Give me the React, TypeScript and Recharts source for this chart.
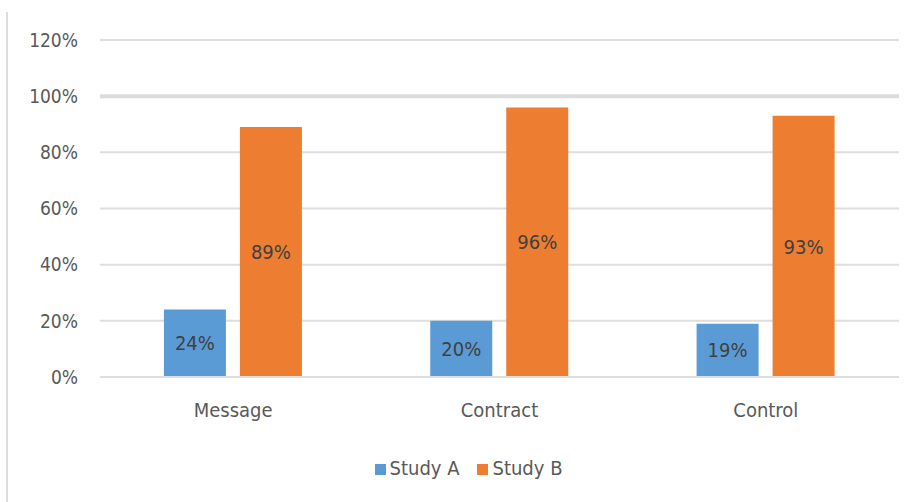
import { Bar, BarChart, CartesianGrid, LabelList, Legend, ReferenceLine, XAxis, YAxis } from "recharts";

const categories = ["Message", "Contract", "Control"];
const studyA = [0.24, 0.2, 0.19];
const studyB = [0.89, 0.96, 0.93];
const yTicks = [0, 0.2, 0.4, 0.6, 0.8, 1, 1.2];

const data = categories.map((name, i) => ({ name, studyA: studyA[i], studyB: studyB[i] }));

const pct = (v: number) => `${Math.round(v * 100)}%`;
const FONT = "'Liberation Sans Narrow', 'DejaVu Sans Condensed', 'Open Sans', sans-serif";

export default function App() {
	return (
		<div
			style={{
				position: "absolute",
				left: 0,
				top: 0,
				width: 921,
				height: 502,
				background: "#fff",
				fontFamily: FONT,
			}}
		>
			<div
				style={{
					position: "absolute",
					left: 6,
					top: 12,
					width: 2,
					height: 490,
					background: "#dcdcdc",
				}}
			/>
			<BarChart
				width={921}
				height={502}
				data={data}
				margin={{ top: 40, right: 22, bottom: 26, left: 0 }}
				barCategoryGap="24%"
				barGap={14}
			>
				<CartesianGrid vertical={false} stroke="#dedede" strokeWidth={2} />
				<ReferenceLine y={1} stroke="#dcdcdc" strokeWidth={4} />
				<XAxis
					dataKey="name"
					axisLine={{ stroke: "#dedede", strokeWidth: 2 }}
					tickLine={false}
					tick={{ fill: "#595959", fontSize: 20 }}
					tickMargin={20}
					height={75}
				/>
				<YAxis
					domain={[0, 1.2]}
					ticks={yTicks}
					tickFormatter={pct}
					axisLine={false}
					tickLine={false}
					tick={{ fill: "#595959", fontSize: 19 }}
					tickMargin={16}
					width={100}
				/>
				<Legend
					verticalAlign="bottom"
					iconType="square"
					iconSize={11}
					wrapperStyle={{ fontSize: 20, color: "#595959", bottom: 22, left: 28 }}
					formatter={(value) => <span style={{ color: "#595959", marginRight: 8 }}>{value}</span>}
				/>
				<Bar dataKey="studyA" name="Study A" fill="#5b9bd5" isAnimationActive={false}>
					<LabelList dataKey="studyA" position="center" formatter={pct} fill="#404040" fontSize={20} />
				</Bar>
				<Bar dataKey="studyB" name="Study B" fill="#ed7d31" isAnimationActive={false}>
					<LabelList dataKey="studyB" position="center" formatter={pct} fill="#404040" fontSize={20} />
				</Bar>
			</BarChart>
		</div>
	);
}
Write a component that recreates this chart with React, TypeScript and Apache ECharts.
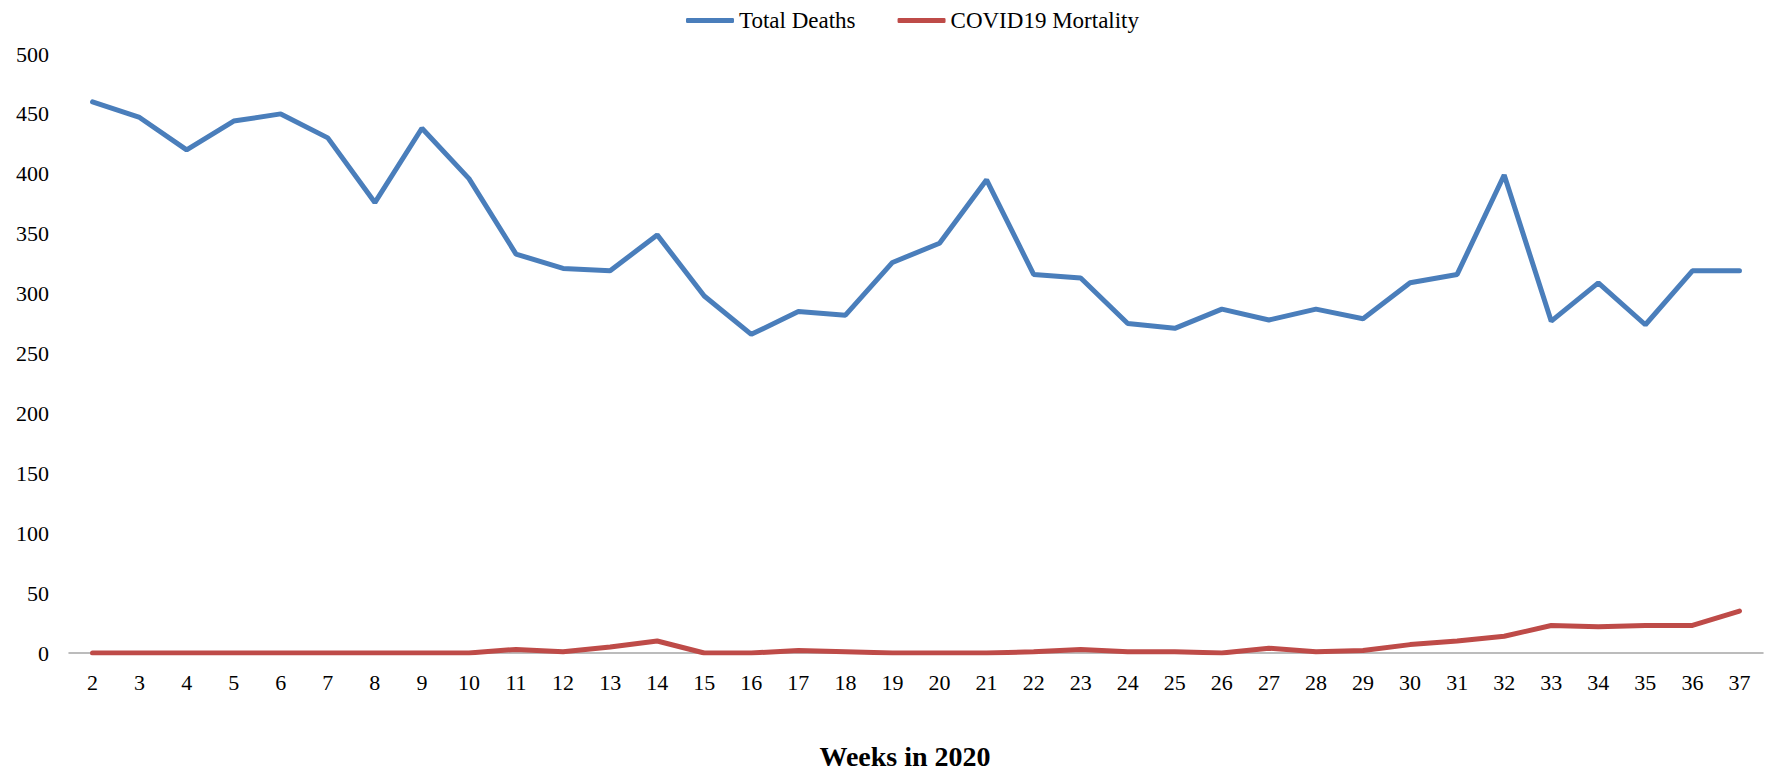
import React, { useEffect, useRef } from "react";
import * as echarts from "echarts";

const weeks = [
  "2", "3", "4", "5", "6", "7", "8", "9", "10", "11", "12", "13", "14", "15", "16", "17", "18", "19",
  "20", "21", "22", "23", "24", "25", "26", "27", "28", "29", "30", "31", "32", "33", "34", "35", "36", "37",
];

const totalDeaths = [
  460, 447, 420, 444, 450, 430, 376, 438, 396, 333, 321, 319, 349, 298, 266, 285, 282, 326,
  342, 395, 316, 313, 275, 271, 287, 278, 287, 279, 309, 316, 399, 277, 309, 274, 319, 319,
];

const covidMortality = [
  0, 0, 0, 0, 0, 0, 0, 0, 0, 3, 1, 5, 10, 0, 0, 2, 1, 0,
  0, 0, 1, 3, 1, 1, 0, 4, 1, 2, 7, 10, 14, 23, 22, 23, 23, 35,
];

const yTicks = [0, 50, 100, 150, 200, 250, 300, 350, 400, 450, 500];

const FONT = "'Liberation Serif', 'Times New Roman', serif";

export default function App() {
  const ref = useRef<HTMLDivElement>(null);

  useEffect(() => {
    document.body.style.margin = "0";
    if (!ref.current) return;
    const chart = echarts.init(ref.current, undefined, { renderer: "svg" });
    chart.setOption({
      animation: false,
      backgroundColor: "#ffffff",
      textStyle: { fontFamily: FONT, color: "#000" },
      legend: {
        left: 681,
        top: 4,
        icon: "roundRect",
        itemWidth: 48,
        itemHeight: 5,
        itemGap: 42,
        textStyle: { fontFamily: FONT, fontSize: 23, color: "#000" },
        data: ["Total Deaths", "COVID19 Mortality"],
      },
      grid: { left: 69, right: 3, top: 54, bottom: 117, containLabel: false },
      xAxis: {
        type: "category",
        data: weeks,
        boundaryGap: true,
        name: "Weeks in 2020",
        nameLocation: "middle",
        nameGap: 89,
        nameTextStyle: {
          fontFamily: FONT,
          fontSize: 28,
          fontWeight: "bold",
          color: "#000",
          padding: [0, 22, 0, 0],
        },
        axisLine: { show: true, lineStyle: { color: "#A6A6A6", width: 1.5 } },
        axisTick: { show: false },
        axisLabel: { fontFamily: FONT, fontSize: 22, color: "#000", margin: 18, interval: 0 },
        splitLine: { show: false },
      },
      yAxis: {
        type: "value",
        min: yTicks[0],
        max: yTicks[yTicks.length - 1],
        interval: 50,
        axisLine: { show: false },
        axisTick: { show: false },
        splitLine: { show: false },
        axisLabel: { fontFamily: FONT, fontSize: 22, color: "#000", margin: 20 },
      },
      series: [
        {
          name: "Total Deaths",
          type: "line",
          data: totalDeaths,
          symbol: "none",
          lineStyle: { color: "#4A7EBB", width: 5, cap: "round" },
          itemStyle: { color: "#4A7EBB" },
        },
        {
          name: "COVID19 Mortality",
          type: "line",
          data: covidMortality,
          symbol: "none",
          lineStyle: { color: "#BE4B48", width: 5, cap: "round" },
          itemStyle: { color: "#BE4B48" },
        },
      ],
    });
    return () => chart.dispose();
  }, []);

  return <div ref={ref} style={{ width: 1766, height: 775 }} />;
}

### Exercise prompt:
Repeat every record above exactly, but leave out any pictures.

### The answer:
Give me the React, TypeScript and Recharts source for this chart.
import { Bar, BarChart, CartesianGrid, LabelList, Legend, ReferenceLine, XAxis, YAxis } from "recharts";

const categories = ["Message", "Contract", "Control"];
const studyA = [0.24, 0.2, 0.19];
const studyB = [0.89, 0.96, 0.93];
const yTicks = [0, 0.2, 0.4, 0.6, 0.8, 1, 1.2];

const data = categories.map((name, i) => ({ name, studyA: studyA[i], studyB: studyB[i] }));

const pct = (v: number) => `${Math.round(v * 100)}%`;
const FONT = "'Liberation Sans Narrow', 'DejaVu Sans Condensed', 'Open Sans', sans-serif";

export default function App() {
	return (
		<div
			style={{
				position: "absolute",
				left: 0,
				top: 0,
				width: 921,
				height: 502,
				background: "#fff",
				fontFamily: FONT,
			}}
		>
			<div
				style={{
					position: "absolute",
					left: 6,
					top: 12,
					width: 2,
					height: 490,
					background: "#dcdcdc",
				}}
			/>
			<BarChart
				width={921}
				height={502}
				data={data}
				margin={{ top: 40, right: 22, bottom: 26, left: 0 }}
				barCategoryGap="24%"
				barGap={14}
			>
				<CartesianGrid vertical={false} stroke="#dedede" strokeWidth={2} />
				<ReferenceLine y={1} stroke="#dcdcdc" strokeWidth={4} />
				<XAxis
					dataKey="name"
					axisLine={{ stroke: "#dedede", strokeWidth: 2 }}
					tickLine={false}
					tick={{ fill: "#595959", fontSize: 20 }}
					tickMargin={20}
					height={75}
				/>
				<YAxis
					domain={[0, 1.2]}
					ticks={yTicks}
					tickFormatter={pct}
					axisLine={false}
					tickLine={false}
					tick={{ fill: "#595959", fontSize: 19 }}
					tickMargin={16}
					width={100}
				/>
				<Legend
					verticalAlign="bottom"
					iconType="square"
					iconSize={11}
					wrapperStyle={{ fontSize: 20, color: "#595959", bottom: 22, left: 28 }}
					formatter={(value) => <span style={{ color: "#595959", marginRight: 8 }}>{value}</span>}
				/>
				<Bar dataKey="studyA" name="Study A" fill="#5b9bd5" isAnimationActive={false}>
					<LabelList dataKey="studyA" position="center" formatter={pct} fill="#404040" fontSize={20} />
				</Bar>
				<Bar dataKey="studyB" name="Study B" fill="#ed7d31" isAnimationActive={false}>
					<LabelList dataKey="studyB" position="center" formatter={pct} fill="#404040" fontSize={20} />
				</Bar>
			</BarChart>
		</div>
	);
}
Write a component that recreates this chart with React, TypeScript and Apache ECharts.
import React, { useEffect, useRef } from "react";
import * as echarts from "echarts";

const weeks = [
  "2", "3", "4", "5", "6", "7", "8", "9", "10", "11", "12", "13", "14", "15", "16", "17", "18", "19",
  "20", "21", "22", "23", "24", "25", "26", "27", "28", "29", "30", "31", "32", "33", "34", "35", "36", "37",
];

const totalDeaths = [
  460, 447, 420, 444, 450, 430, 376, 438, 396, 333, 321, 319, 349, 298, 266, 285, 282, 326,
  342, 395, 316, 313, 275, 271, 287, 278, 287, 279, 309, 316, 399, 277, 309, 274, 319, 319,
];

const covidMortality = [
  0, 0, 0, 0, 0, 0, 0, 0, 0, 3, 1, 5, 10, 0, 0, 2, 1, 0,
  0, 0, 1, 3, 1, 1, 0, 4, 1, 2, 7, 10, 14, 23, 22, 23, 23, 35,
];

const yTicks = [0, 50, 100, 150, 200, 250, 300, 350, 400, 450, 500];

const FONT = "'Liberation Serif', 'Times New Roman', serif";

export default function App() {
  const ref = useRef<HTMLDivElement>(null);

  useEffect(() => {
    document.body.style.margin = "0";
    if (!ref.current) return;
    const chart = echarts.init(ref.current, undefined, { renderer: "svg" });
    chart.setOption({
      animation: false,
      backgroundColor: "#ffffff",
      textStyle: { fontFamily: FONT, color: "#000" },
      legend: {
        left: 681,
        top: 4,
        icon: "roundRect",
        itemWidth: 48,
        itemHeight: 5,
        itemGap: 42,
        textStyle: { fontFamily: FONT, fontSize: 23, color: "#000" },
        data: ["Total Deaths", "COVID19 Mortality"],
      },
      grid: { left: 69, right: 3, top: 54, bottom: 117, containLabel: false },
      xAxis: {
        type: "category",
        data: weeks,
        boundaryGap: true,
        name: "Weeks in 2020",
        nameLocation: "middle",
        nameGap: 89,
        nameTextStyle: {
          fontFamily: FONT,
          fontSize: 28,
          fontWeight: "bold",
          color: "#000",
          padding: [0, 22, 0, 0],
        },
        axisLine: { show: true, lineStyle: { color: "#A6A6A6", width: 1.5 } },
        axisTick: { show: false },
        axisLabel: { fontFamily: FONT, fontSize: 22, color: "#000", margin: 18, interval: 0 },
        splitLine: { show: false },
      },
      yAxis: {
        type: "value",
        min: yTicks[0],
        max: yTicks[yTicks.length - 1],
        interval: 50,
        axisLine: { show: false },
        axisTick: { show: false },
        splitLine: { show: false },
        axisLabel: { fontFamily: FONT, fontSize: 22, color: "#000", margin: 20 },
      },
      series: [
        {
          name: "Total Deaths",
          type: "line",
          data: totalDeaths,
          symbol: "none",
          lineStyle: { color: "#4A7EBB", width: 5, cap: "round" },
          itemStyle: { color: "#4A7EBB" },
        },
        {
          name: "COVID19 Mortality",
          type: "line",
          data: covidMortality,
          symbol: "none",
          lineStyle: { color: "#BE4B48", width: 5, cap: "round" },
          itemStyle: { color: "#BE4B48" },
        },
      ],
    });
    return () => chart.dispose();
  }, []);

  return <div ref={ref} style={{ width: 1766, height: 775 }} />;
}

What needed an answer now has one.